4.30.2021

Louise Moaty, À la métamorphose


Polder 188 paru chez Gros Textes en 2020, À la métamorphose de Louise Moaty nous offre une poésie pas souvent lue. Une puissance et une fougue d'écriture rare. On est emporté, ça change, ça métamorphose.


J'ai commencé à quadriller le monde
mon dos est un tampon encreur 
j'imprime à tâtons 
la surface du réel
sans bruit
sans surprise
pour que plus rien ne bouge
je sillonne
peintre aveugle
quadriller le réel
et quand tout sera fixe
moi-même je resterai figée
derrière cette grille
avec mes mots
près de mes morts.

Et ça fait du bien d'être pris dans ce souffle dont on perçoit très vite l'ampleur et la volonté. Dès les premières pages, c'est une création du monde, comme une naissance, qui laisse sans voix, mais pas sans mots. Trois textes ouvrent la voie des "révolutions", séismes - "toutes les pierres se sont mises à trembler" - à la dimension apocalyptique. Trois poèmes à la narration différente du reste du recueil et aux images saisissantes. Exemple : "ils avançaient le corps ouvert et tout se déversait". Quelque chose prend place, une violence magnifique tant dans la forme que dans le fond.

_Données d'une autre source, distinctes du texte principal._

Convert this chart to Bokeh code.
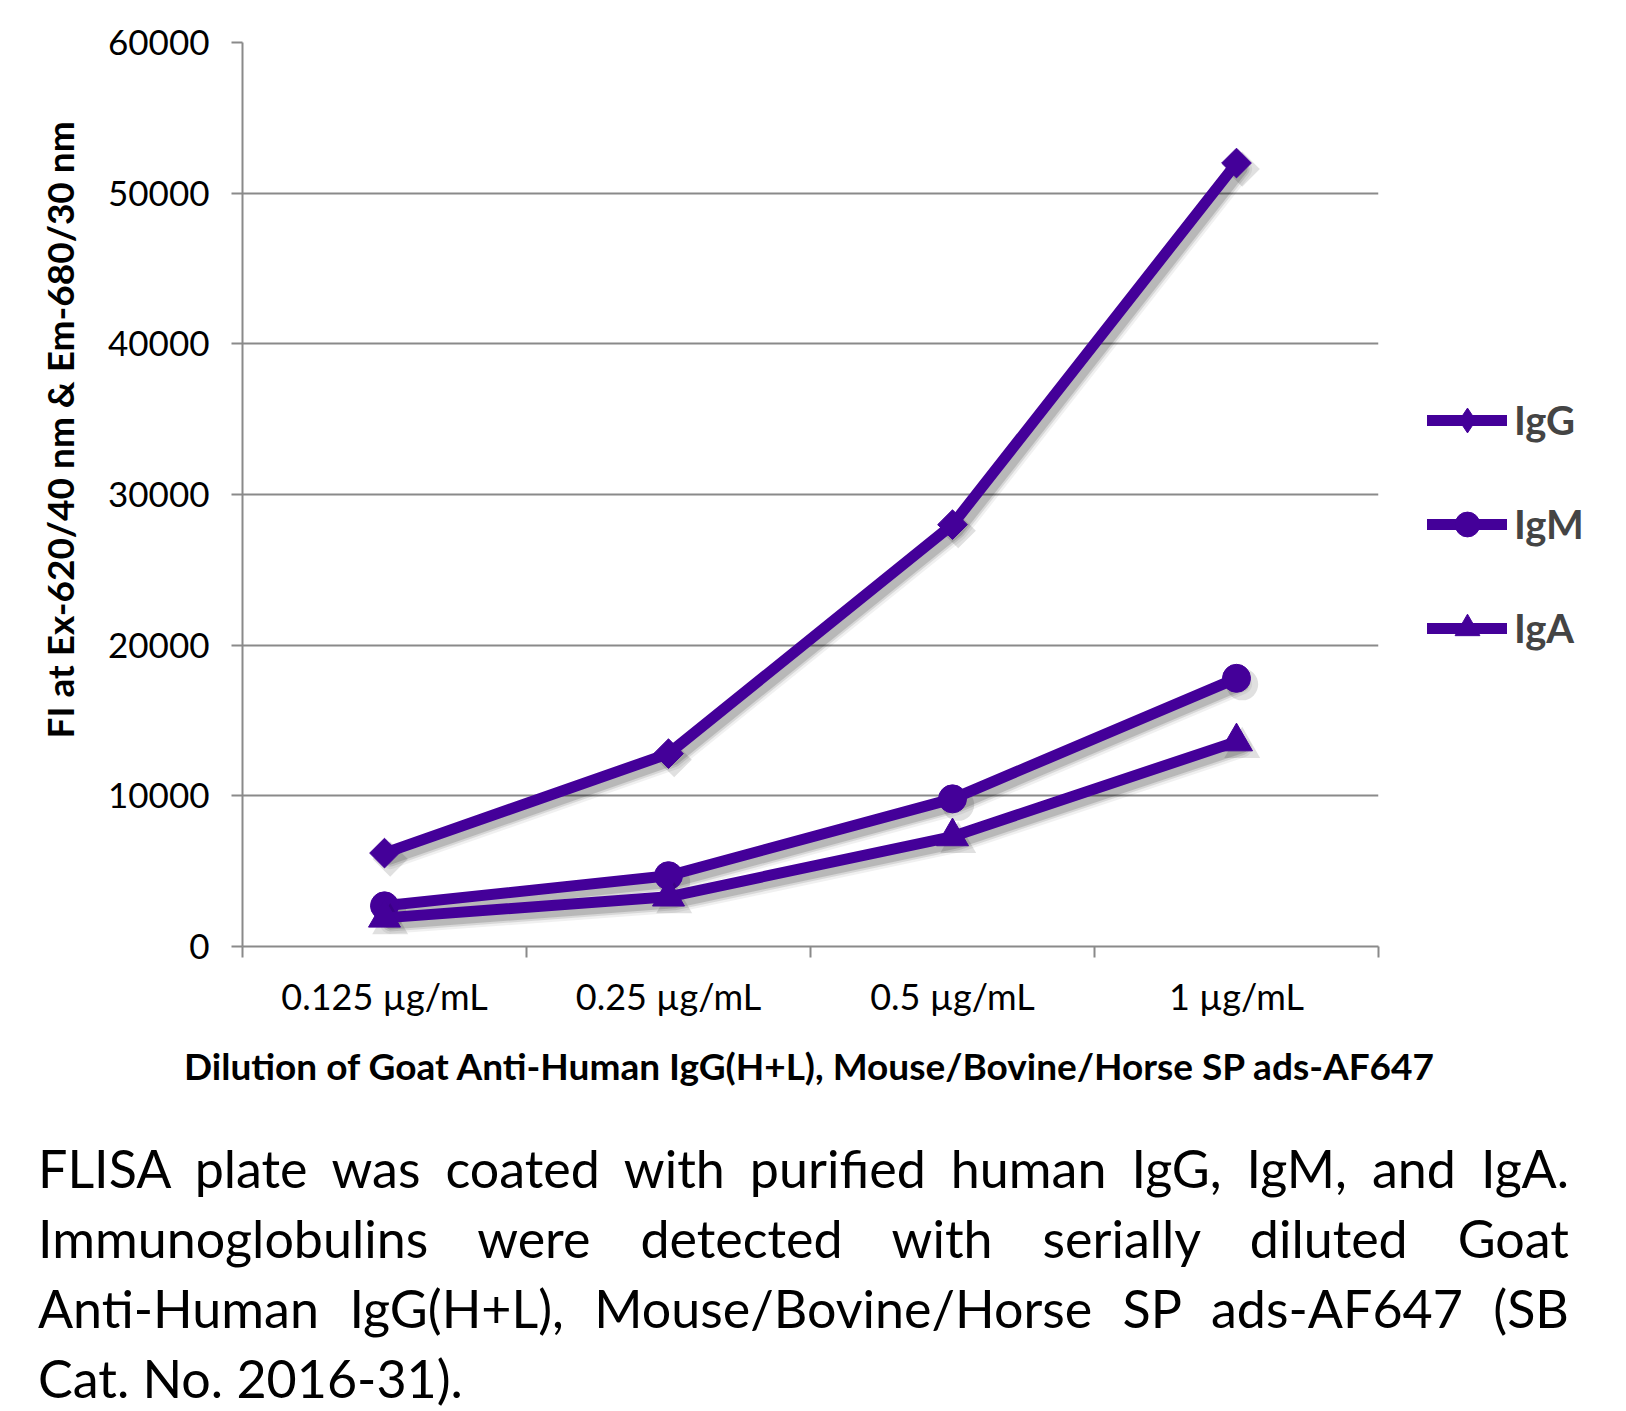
from bokeh.plotting import figure
from bokeh.models import (FactorRange, Range1d, LinearAxis, CategoricalAxis, FixedTicker,
                          Title, Legend, LegendItem, Div, ColumnDataSource)
from bokeh.layouts import column, row
from bokeh.transform import dodge
from bokeh.embed import file_html
from bokeh.resources import INLINE
import math

# ---------------- data ----------------
categories = ["0.125 µg/mL", "0.25 µg/mL", "0.5 µg/mL", "1 µg/mL"]
igg = [6200, 12800, 28000, 52000]
igm = [2700, 4700, 9800, 17800]
iga = [1900, 3300, 7300, 13600]
series_names = ["IgG", "IgM", "IgA"]
y_ticks = [0, 10000, 20000, 30000, 40000, 50000, 60000]
x_title = "Dilution of Goat Anti-Human IgG(H+L), Mouse/Bovine/Horse SP ads-AF647"
y_title = "FI at Ex-620/40 nm & Em-680/30 nm"
caption_lines = [
    "FLISA plate was coated with purified human IgG, IgM, and IgA.",
    "Immunoglobulins were detected with serially diluted Goat",
    "Anti-Human IgG(H+L), Mouse/Bovine/Horse SP ads-AF647 (SB",
    "Cat. No. 2016-31).",
]

PURPLE = "#440099"
GRID = "#8a8a8a"
FONT = "Lato"

H = 1040
PW = 1380          # main plot width (frame ends at x=1378)
LW = 1618 - PW     # legend strip width

p = figure(width=PW, height=H, output_backend="svg", toolbar_location=None,
           x_range=FactorRange(*categories, range_padding=0),
           y_range=Range1d(0, 60000),
           x_axis_location=None, y_axis_location=None,
           min_border_left=242, min_border_right=2, min_border_top=42,
           min_border_bottom=H - 946)
p.outline_line_color = None
p.background_fill_color = "white"
p.border_fill_color = "white"

# y axis
yax = LinearAxis(ticker=FixedTicker(ticks=y_ticks))
yax.axis_line_color = GRID
yax.axis_line_width = 2
yax.major_tick_line_color = GRID
yax.major_tick_line_width = 2
yax.major_tick_out = 11
yax.major_tick_in = 0
yax.minor_tick_line_color = None
yax.major_label_standoff = 22
yax.major_label_text_font = FONT
yax.major_label_text_font_size = "35px"
yax.major_label_text_color = "black"
p.add_layout(yax, "left")

# x axis line with ticks at category boundaries (synthetic coordinates 0..N)
bounds = list(range(len(categories) + 1))
xtick_ax = LinearAxis(ticker=FixedTicker(ticks=bounds))
xtick_ax.axis_line_color = GRID
xtick_ax.axis_line_width = 2
xtick_ax.major_tick_line_color = GRID
xtick_ax.major_tick_line_width = 2
xtick_ax.major_tick_out = 11
xtick_ax.major_tick_in = 0
xtick_ax.minor_tick_line_color = None
xtick_ax.major_label_overrides = {b: "" for b in bounds}
xtick_ax.major_label_text_color = None
xtick_ax.major_label_text_font_size = "1px"
xtick_ax.major_label_standoff = 0
p.add_layout(xtick_ax, "below")

xcat = CategoricalAxis()
xcat.axis_line_color = None
xcat.major_tick_line_color = None
xcat.major_tick_out = 0
xcat.major_tick_in = 0
xcat.major_label_standoff = 16
xcat.major_label_text_font = FONT
xcat.major_label_text_font_size = "36px"
xcat.major_label_text_color = "black"
p.add_layout(xcat, "below")

p.xgrid.visible = False
p.ygrid.grid_line_color = GRID
p.ygrid.grid_line_width = 2
p.ygrid.ticker = FixedTicker(ticks=y_ticks)

# y axis title
p.add_layout(Title(text=y_title, align="left", offset=208, text_font=FONT,
                   text_font_style="bold", text_font_size="37px", text_color="black",
                   standoff=48), "left")

# ---------------- series ----------------
markers = ["square", "circle", "triangle"]
angles = [math.pi / 4, 0, 0]
sizes = [21, 28, 32]
legend_markers = ["diamond", "circle", "triangle"]
sources = []
for name, vals, mk, ang, sz, lmk in zip(series_names, [igg, igm, iga], markers, angles,
                                        sizes, legend_markers):
    src = ColumnDataSource(dict(x=categories, y=vals))
    # soft drop shadow
    for w, a in [(20, 0.06), (15, 0.10), (11, 0.14)]:
        p.line(x=dodge("x", 0.02, range=p.x_range), y=dodge("y", -400), source=src,
               line_color="black", line_alpha=a, line_width=w, line_join="round", line_cap="round")
    p.scatter(x=dodge("x", 0.02, range=p.x_range), y=dodge("y", -400), source=src, marker=mk,
              angle=ang, size=sz + 4, fill_color="black", fill_alpha=0.12, line_color=None)
    p.line("x", "y", source=src, line_color=PURPLE, line_width=11,
           line_join="round", line_cap="round")
    p.scatter("x", "y", source=src, marker=mk, angle=ang, size=sz,
              fill_color=PURPLE, line_color=PURPLE)
    sources.append((name, src, lmk))

# ---------------- legend strip ----------------
lf = figure(width=LW, height=H, output_backend="svg", toolbar_location=None,
            x_range=FactorRange(*categories), y_range=Range1d(-20, -10),
            x_axis_location=None, y_axis_location=None,
            min_border_left=0, min_border_right=0, min_border_top=0, min_border_bottom=0)
lf.outline_line_color = None
lf.grid.visible = False
items = []
for name, src, lmk in sources:
    ln = lf.line("x", "y", source=src, line_color=PURPLE, line_width=11,
                 line_join="round", line_cap="round")
    sc = lf.scatter("x", "y", source=src, marker=lmk, fill_color=PURPLE, line_color=PURPLE)
    items.append(LegendItem(label=name, renderers=[ln, sc]))

legend = Legend(items=items, location=(47, 287), orientation="vertical")
legend.padding = 0
legend.margin = 0
legend.border_line_color = None
legend.background_fill_alpha = 0
legend.glyph_width = 80
legend.glyph_height = 62
legend.label_height = 62
legend.spacing = 42
legend.label_standoff = 7
legend.label_text_font = FONT
legend.label_text_font_style = "bold"
legend.label_text_font_size = "40px"
legend.label_text_baseline = "middle"
lf.add_layout(legend, "center")

# ---------------- x axis title ----------------
xt = Div(text=('<div style="width:1598px;padding-left:20px;text-align:center;white-space:nowrap;'
               f'font-family:{FONT};font-weight:bold;font-size:37px;line-height:52px;'
               f'color:black;">{x_title}</div>'),
         width=1618, height=93, margin=(0, 0, 0, 0))

# ---------------- caption ----------------
line_divs = []
for i, t in enumerate(caption_lines):
    last = "justify" if i < len(caption_lines) - 1 else "left"
    line_divs.append(
        f'<div style="text-align:justify;text-align-last:{last};white-space:nowrap;">{t}</div>')
html = ('<div style="width:1531px;margin-left:38px;height:275px;overflow:hidden;'
        f'font-family:{FONT};font-size:52px;line-height:70px;color:black;">'
        + "".join(line_divs) + "</div>")
cap = Div(text=html, width=1618, height=275, margin=(0, 0, 0, 0))

layout = column(row(p, lf, spacing=0), xt, cap, spacing=0)
open("out.html", "w").write(file_html(layout, INLINE))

Éclat de miroir sur un éclat de jour
le rire a fracturé le temps
avance : tout est perdu
abolition l'instant te plonge dans l'inconnu
abîme ouverte au milieu d'une phrase
tu bascules.

Dans la poésie de Louise Moaty c'est mouvant, changeant, grouillant, vivant. Les métamorphoses sont multiples avec, déjà, celle de la narratrice qui peut être "singe", "ombre", "loup", ou encore "tampon encreur". Mais c'est aussi une métamorphose de la parole qui se fait poésie. La langue poétique arrive, surgit, entre en éruption, et percute de plein fouet le réel.


À la fin
se noyer dans la beauté de tout
devenir un nuage
eau diluée de ciel
diffraction
atome.

Un élan fou de poésie que l'on lit, haletant, dans une course sauvage.